• RECORD SET:

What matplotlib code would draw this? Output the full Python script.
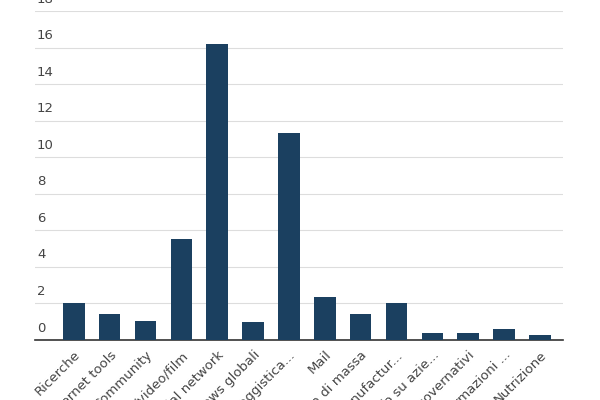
import matplotlib.pyplot as plt
import numpy as np

categorie = ["Ricerche", "Internet tools", "Community", "Foto/video/film", "Social network",
             "News globali", "Messaggistica...", "Mail", "Media di massa", "Manufactur...",
             "Info su azie...", "Siti governativi", "Informazioni ...", "Nutrizione"]
valori = [2.0, 1.4, 1.05, 5.5, 16.2, 1.0, 11.35, 2.35, 1.4, 2.0, 0.4, 0.4, 0.6, 0.3]
ticks = [0, 2, 4, 6, 8, 10, 12, 14, 16, 18]

fig = plt.figure(figsize=(6, 4), dpi=100)
ax = fig.add_axes([0.058, 0.15, 0.88, 0.8225])
x = np.arange(len(categorie))
ax.bar(x, valori, width=0.6, color="#1b4060", zorder=3)
ax.set_ylim(0, 18)
ax.set_xlim(-1.09, 13.64)
ax.set_yticks(ticks)
ax.yaxis.grid(True, color="#dddddd", lw=0.8, zorder=0)
ax.tick_params(axis="y", length=0, labelleft=False)
for t in ticks:
    ax.text(-1.03, t + 0.3, str(t), ha="left", va="bottom", fontsize=9.5, color="#444444")
ax.set_xticks(x)
ax.set_xticklabels(categorie, rotation=45, ha="right", rotation_mode="anchor",
                   fontsize=9.5, color="#444444")
ax.tick_params(axis="x", length=0, pad=6)
for s in ["top", "right", "left"]:
    ax.spines[s].set_visible(False)
ax.spines["bottom"].set_color("#333333")
ax.spines["bottom"].set_linewidth(1.2)
fig.savefig("out.png")
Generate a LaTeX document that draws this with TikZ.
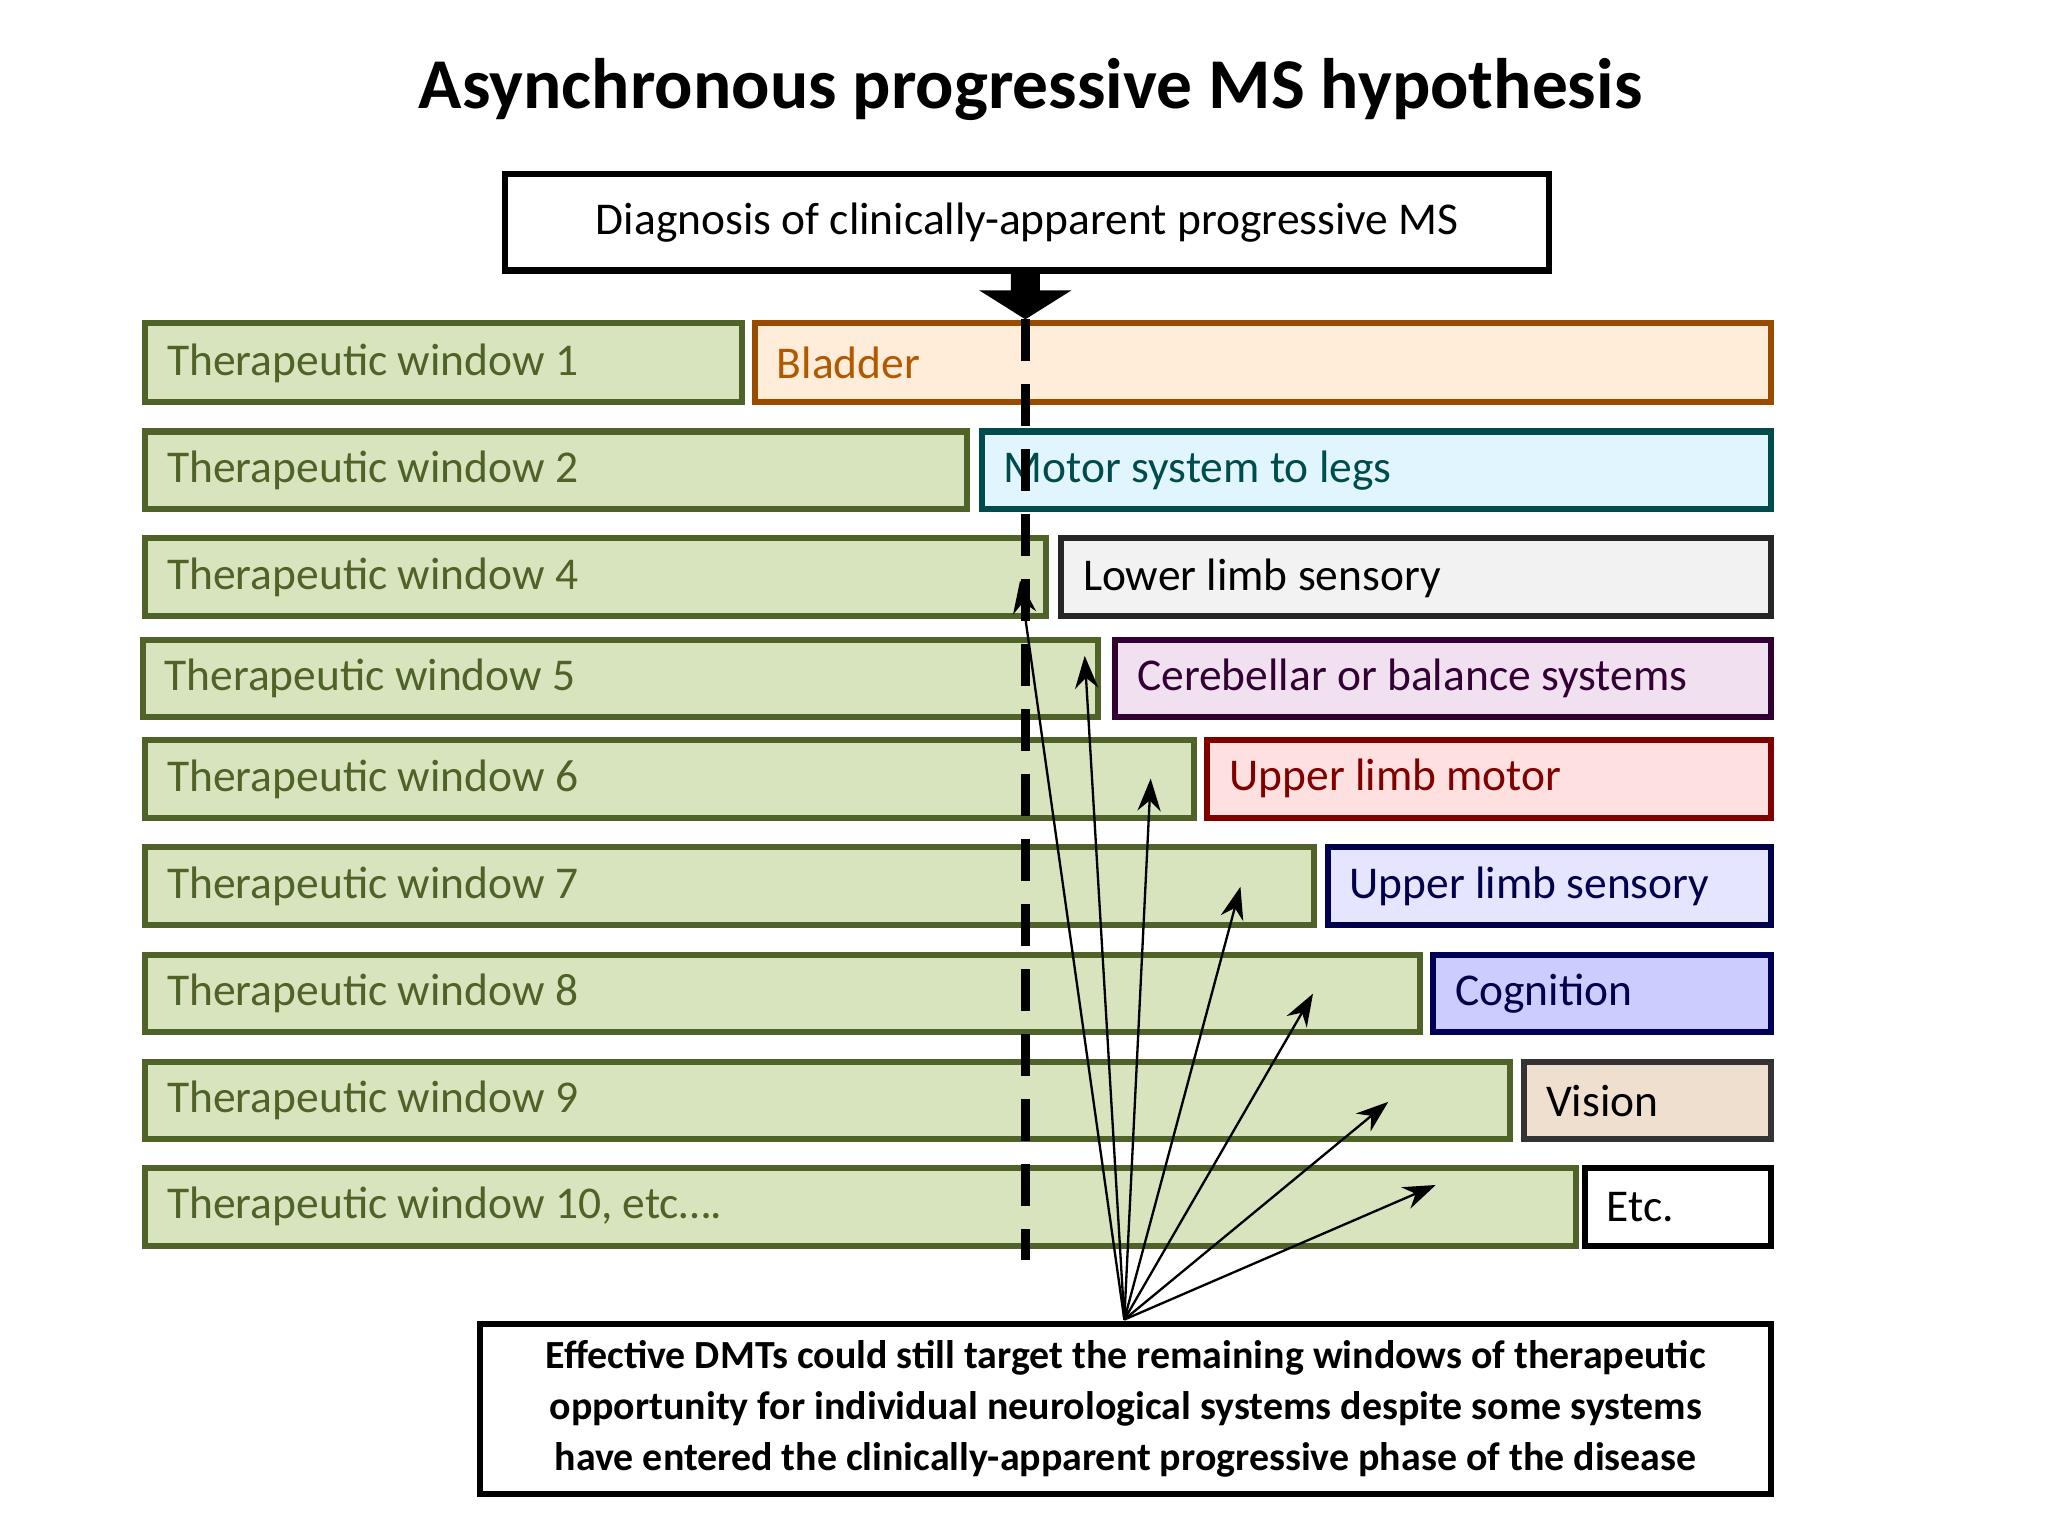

• WHAT TO DO:
Skip every picture and transcribe the data above exactly.

• ANSWER TO THE TASK:
What matplotlib code would draw this? Output the full Python script.
import matplotlib.pyplot as plt
import numpy as np

categorie = ["Ricerche", "Internet tools", "Community", "Foto/video/film", "Social network",
             "News globali", "Messaggistica...", "Mail", "Media di massa", "Manufactur...",
             "Info su azie...", "Siti governativi", "Informazioni ...", "Nutrizione"]
valori = [2.0, 1.4, 1.05, 5.5, 16.2, 1.0, 11.35, 2.35, 1.4, 2.0, 0.4, 0.4, 0.6, 0.3]
ticks = [0, 2, 4, 6, 8, 10, 12, 14, 16, 18]

fig = plt.figure(figsize=(6, 4), dpi=100)
ax = fig.add_axes([0.058, 0.15, 0.88, 0.8225])
x = np.arange(len(categorie))
ax.bar(x, valori, width=0.6, color="#1b4060", zorder=3)
ax.set_ylim(0, 18)
ax.set_xlim(-1.09, 13.64)
ax.set_yticks(ticks)
ax.yaxis.grid(True, color="#dddddd", lw=0.8, zorder=0)
ax.tick_params(axis="y", length=0, labelleft=False)
for t in ticks:
    ax.text(-1.03, t + 0.3, str(t), ha="left", va="bottom", fontsize=9.5, color="#444444")
ax.set_xticks(x)
ax.set_xticklabels(categorie, rotation=45, ha="right", rotation_mode="anchor",
                   fontsize=9.5, color="#444444")
ax.tick_params(axis="x", length=0, pad=6)
for s in ["top", "right", "left"]:
    ax.spines[s].set_visible(False)
ax.spines["bottom"].set_color("#333333")
ax.spines["bottom"].set_linewidth(1.2)
fig.savefig("out.png")
Generate a LaTeX document that draws this with TikZ.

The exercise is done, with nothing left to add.